The trend has already begun and it seems like a lot of techies are heading to Mera Bharat for "all the exciting R&D work that's on." Nasscom's initiatives to smoothen the return, US companies' need to track outsourced work better as well as IT majors' schemes to get Indians to work at their India Development Centres show all signs of gathering steam under Mr Singh's regime .

And it's not just Indians returning, Americans who participated in the globalisation boom in the Nineties are thirsting for the same challenge and excitement.

Take for instance, John Winchester who has recently shifted from the US to India as vice-president, engineering of the Indore-based Impetus Technologies.

The company is doing cutting edge work in outsourced core software product R&D for US clients. Prior to this, he was working with NightFire Software, now merged with NeuStar Inc - a near monopoly player in the number portability space in US. NeuStar works with Impetus for certain core elements of their telecom infrastructure products.
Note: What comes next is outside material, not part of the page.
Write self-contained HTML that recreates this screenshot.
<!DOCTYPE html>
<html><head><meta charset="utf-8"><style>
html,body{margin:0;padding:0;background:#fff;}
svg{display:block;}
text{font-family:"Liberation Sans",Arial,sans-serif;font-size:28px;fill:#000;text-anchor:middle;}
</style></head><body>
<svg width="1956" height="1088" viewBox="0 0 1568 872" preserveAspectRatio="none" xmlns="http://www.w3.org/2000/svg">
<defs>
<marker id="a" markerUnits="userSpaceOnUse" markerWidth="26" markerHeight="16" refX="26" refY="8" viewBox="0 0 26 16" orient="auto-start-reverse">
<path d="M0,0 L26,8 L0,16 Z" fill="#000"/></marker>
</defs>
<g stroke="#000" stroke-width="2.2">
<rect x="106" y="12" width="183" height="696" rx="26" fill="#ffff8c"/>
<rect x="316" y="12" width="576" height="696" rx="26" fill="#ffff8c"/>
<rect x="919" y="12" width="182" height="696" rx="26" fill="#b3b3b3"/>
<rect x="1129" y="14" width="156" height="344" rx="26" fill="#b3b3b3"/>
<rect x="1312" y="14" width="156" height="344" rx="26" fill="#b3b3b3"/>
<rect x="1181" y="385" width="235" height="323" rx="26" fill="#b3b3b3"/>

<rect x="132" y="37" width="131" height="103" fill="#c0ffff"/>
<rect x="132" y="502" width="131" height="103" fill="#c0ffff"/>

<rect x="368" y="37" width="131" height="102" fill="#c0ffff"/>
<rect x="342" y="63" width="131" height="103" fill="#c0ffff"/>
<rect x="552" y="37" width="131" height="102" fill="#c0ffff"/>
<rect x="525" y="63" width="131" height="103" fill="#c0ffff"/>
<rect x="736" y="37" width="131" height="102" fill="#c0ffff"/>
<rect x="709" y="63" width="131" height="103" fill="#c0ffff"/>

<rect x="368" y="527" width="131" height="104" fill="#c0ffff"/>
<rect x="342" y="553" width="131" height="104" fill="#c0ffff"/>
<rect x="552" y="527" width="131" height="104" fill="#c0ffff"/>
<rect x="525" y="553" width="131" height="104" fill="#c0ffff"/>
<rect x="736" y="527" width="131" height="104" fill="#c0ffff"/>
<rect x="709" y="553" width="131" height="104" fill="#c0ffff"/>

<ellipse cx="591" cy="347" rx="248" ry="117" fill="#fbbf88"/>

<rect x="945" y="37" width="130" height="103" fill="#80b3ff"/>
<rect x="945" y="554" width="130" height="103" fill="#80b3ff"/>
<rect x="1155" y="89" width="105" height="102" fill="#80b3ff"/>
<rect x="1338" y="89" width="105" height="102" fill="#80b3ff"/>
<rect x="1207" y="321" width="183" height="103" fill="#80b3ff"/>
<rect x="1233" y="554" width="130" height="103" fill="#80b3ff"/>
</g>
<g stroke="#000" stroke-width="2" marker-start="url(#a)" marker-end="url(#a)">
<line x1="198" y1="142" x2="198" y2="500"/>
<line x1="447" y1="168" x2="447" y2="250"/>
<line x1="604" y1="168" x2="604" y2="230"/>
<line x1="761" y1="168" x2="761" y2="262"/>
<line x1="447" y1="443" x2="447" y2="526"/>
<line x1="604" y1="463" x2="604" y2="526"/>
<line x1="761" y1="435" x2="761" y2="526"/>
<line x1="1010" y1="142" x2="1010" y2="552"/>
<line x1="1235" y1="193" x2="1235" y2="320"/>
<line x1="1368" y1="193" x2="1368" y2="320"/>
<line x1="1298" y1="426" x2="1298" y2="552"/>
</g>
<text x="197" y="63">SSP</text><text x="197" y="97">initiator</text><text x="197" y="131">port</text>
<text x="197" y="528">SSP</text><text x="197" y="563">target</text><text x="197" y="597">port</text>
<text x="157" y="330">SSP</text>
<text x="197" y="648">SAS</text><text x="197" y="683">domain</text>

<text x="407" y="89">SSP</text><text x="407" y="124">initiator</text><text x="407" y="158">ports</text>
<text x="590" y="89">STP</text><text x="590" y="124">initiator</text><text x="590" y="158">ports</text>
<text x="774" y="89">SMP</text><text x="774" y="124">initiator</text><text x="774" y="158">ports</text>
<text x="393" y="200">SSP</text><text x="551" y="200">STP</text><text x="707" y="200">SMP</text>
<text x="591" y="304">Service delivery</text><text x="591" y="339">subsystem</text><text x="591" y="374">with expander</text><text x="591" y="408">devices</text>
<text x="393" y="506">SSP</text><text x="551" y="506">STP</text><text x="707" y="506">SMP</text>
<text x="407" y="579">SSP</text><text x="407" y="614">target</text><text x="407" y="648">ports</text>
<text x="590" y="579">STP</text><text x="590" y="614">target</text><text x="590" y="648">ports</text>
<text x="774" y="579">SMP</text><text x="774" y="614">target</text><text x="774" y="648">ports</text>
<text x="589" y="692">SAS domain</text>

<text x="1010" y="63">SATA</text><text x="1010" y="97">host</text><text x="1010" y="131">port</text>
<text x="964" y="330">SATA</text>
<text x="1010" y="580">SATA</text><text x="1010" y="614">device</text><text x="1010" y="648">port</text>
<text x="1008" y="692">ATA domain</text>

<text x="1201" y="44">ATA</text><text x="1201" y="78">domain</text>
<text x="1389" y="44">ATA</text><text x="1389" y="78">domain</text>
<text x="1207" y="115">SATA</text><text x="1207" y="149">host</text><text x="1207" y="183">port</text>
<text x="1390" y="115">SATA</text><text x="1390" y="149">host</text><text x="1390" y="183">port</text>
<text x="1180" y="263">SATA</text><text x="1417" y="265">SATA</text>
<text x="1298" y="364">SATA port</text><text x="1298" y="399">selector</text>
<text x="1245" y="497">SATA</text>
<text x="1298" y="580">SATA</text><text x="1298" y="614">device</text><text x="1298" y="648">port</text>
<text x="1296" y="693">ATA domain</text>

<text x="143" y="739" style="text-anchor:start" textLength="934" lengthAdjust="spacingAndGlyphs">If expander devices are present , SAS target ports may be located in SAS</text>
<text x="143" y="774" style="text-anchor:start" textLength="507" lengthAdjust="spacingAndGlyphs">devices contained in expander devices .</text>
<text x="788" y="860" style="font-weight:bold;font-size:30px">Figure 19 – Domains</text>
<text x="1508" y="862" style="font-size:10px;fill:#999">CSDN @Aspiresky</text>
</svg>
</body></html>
Mr Winchester told The Economic Times , "Even as my company got taken over I was ready for a change. I approached Impetus who was my client earlier as I was impressed by all the energy in the company on my visits to India.

And when the India opportunity presented itself, I saw it as a great career challenge too. The company is witnessing an extremely rapid growth and my responsibility would obviously go beyond the normal VP-Engineering type of activities. It would involve scaling the company's growth too."
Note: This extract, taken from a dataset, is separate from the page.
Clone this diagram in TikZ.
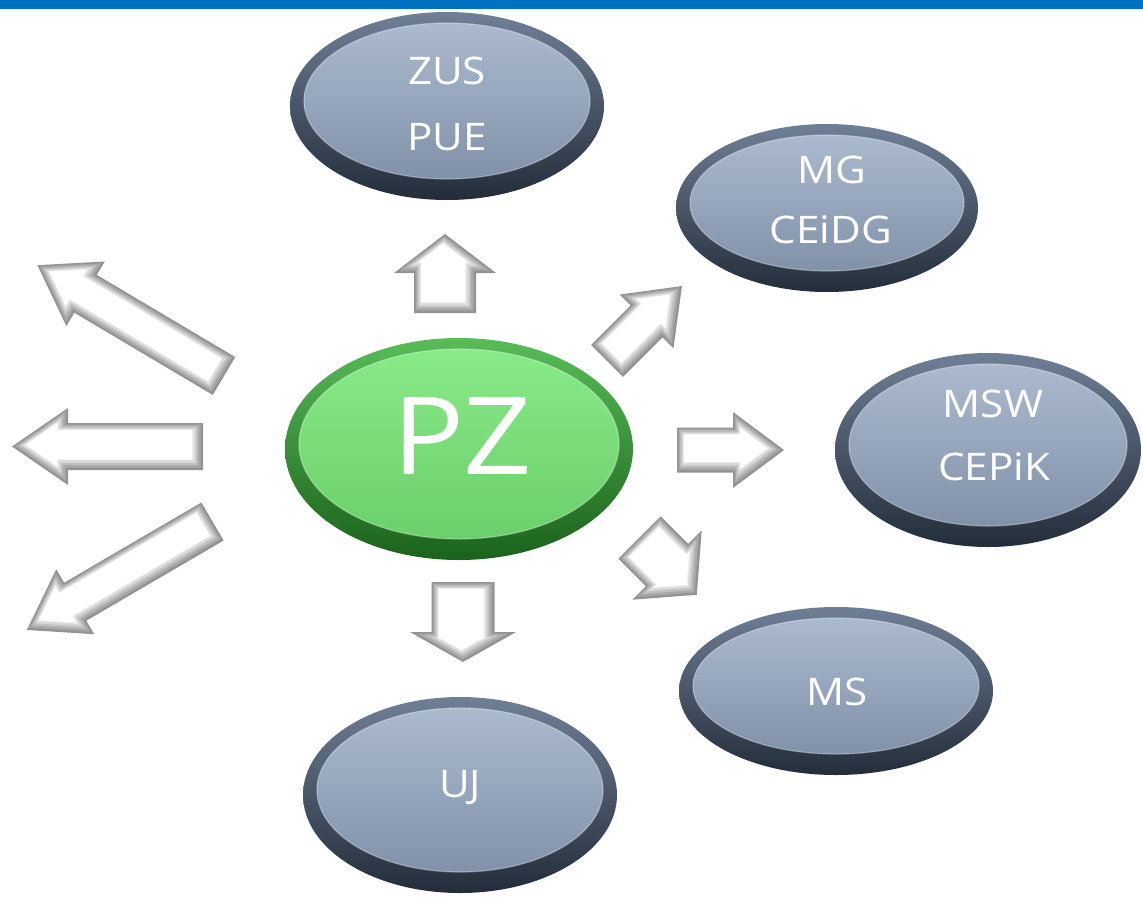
\documentclass[tikz,border=0pt]{standalone}
\usepackage{fontspec}
\setmainfont[FakeStretch=1.11]{Open Sans}
\usetikzlibrary{shapes.geometric}
\definecolor{barblue}{HTML}{0070C0}
\definecolor{bOutT}{HTML}{6F7F96}
\definecolor{bOutB}{HTML}{232D3A}
\definecolor{bInT}{HTML}{ABBACE}
\definecolor{bInB}{HTML}{8091A9}
\definecolor{gOutT}{HTML}{58BC58}
\definecolor{gOutB}{HTML}{1B621B}
\definecolor{gInT}{HTML}{88EA88}
\definecolor{gInB}{HTML}{6BCF6B}
\tikzset{
  lbl/.style={text=white, font=\fontsize{38}{44}\selectfont, inner sep=0pt, anchor=base},
  bigl/.style={text=white, font=\fontsize{108}{120}\selectfont, inner sep=0pt, anchor=base},
  hole/.style={ellipse, inner sep=0pt, draw=none},
}
% name, cx, cy, rx, ry, outer top, outer bottom, inner top, inner bottom
\newcommand{\ovalnode}[9]{%
  \shade[top color=#6, bottom color=#7] (#2,#3) ellipse [x radius=#4, y radius=#5];
  \shade[top color=#8, bottom color=#9, draw=white, draw opacity=0.35, line width=1.2pt]
    (#2,#3-5) ellipse [x radius=#4-14, y radius=#5-16];
  \node[hole, minimum width=2*#4 pt, minimum height=2*#5 pt] (#1) at (#2,#3) {};
}
% x y rot T w h L
\newcommand{\blockarrow}[7]{%
\begin{scope}[shift={(#1,#2)}]
  \foreach \bv/\cl/\sh in {0/gray!85/0, 2/gray!68/0.4, 4/gray!50/0.8, 6/gray!30/1.2, 8/gray!12/1.6, 9/white/1.8}{
    \pgfmathsetmacro\al{atan(#6/#7)}
    \pgfmathsetmacro\tin{#4-\bv/sin(\al)}
    \pgfmathsetmacro\hbi{#4-#7+\bv}
    \pgfmathsetmacro\hyi{#6*(#7-\bv)/#7-\bv/cos(\al)}
    \pgfmathsetmacro\wi{#5-\bv}
    \fill[\cl, shift={(-\sh,-\sh)}, rotate=#3] (\bv,-\wi) -- (\hbi,-\wi) -- (\hbi,-\hyi) -- (\tin,0) -- (\hbi,\hyi) -- (\hbi,\wi) -- (\bv,\wi) -- cycle;
  }
\end{scope}}
\begin{document}
\begin{tikzpicture}[x=1pt,y=-1pt]
\useasboundingbox (0,0) rectangle (1143,897);
\fill[white] (0,0) rectangle (1143,897);
\fill[barblue] (0,0) rectangle (1143,9);

% block arrows
\blockarrow{445}{313}{90}{79}{31}{51}{39}
\blockarrow{607}{361}{45}{106}{22.5}{38}{50}
\blockarrow{677}{450}{0}{107}{22.5}{38}{51}
\blockarrow{639.5}{537.5}{-45}{81}{30}{49}{42}
\blockarrow{463}{582}{-90}{80}{31.5}{53}{30}
\blockarrow{224}{376}{149.3}{217}{22}{37.6}{56}
\blockarrow{203}{446.5}{180}{191}{23.5}{38.5}{56}
\blockarrow{212.5}{521.5}{210.3}{215}{22}{37.6}{56}

% ovals
\ovalnode{zus}{447}{106}{157}{94}{bOutT}{bOutB}{bInT}{bInB}
\ovalnode{mg}{827}{208}{151}{84}{bOutT}{bOutB}{bInT}{bInB}
\ovalnode{msw}{988}{450}{153}{97}{bOutT}{bOutB}{bInT}{bInB}
\ovalnode{ms}{836}{691}{157}{84}{bOutT}{bOutB}{bInT}{bInB}
\ovalnode{uj}{460}{795}{157}{98}{bOutT}{bOutB}{bInT}{bInB}
\ovalnode{pz}{459}{449}{174}{111}{gOutT}{gOutB}{gInT}{gInB}

% labels
\node[lbl] (zusA) at (447,84) {ZUS};
\node[lbl] (zusB) at (447,150) {PUE};
\node[lbl] (mgA) at (832,183) {MG};
\node[lbl] (mgB) at (831,243) {CEiDG};
\node[lbl] (mswA) at (993,417) {MSW};
\node[lbl] (mswB) at (994,480) {CEPiK};
\node[lbl] (msA) at (837,705) {MS};
\node[lbl] (ujA) at (460,797) {UJ};
\node[bigl] (pzA) at (462,474) {PZ};
\end{tikzpicture}
\end{document}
He says several of his techie friends in the US would be equally interested in coming here. "May be not very senior level ones, but mid-career IT professionals are looking out," he adds.

Adobe India's chief Naresh Gupta agrees. "We do get a lot of resumes from other nationals seeking to be part of the excitement. So far we have hired Indians in large numbers - most of them are senior professionals who have put in between 10-20 years who sense "an opportunity to grow" back home.

The work carried out by India Development Centres triggered this. High-end chip development, product development, and business applications work at Oracle, Intel, Microsoft, Texas Instruments to name the obvious.

The story of Intel's 'Return to Home' programme since September last year is now known. Intel India which has already seen 150 families reconnecting under the scheme. "We now have 1,800 employees and plan to take this number to 3,000 by next year," said Company sources.

Nasscom's Kiran Karnik is tracking the trend closely. "They are coming home in large numbers. Some 15,000-20,000 in the last two years alone, because gradually it is India and China which is the 'happening place' for the techies." So much so, the IT association has already started getting feedback and demands for better facilitation.

It is soon starting a link to a virtual employment exchange to connect Indian employers and mid-level professionals. "When they attain some seniority, they hesitate to apply to an ad and they really cannot tap job fairs like the fresh ones do," explains Mr Karnik.

Based on personal accounts of those who have returned, Nasscom has prepared a wish-list for government support. No customs duties on gold and other valuables which can be proved to have been in use for three years, admissions for children in schools, sometimes mid-term and also perhaps an incentive of sorts?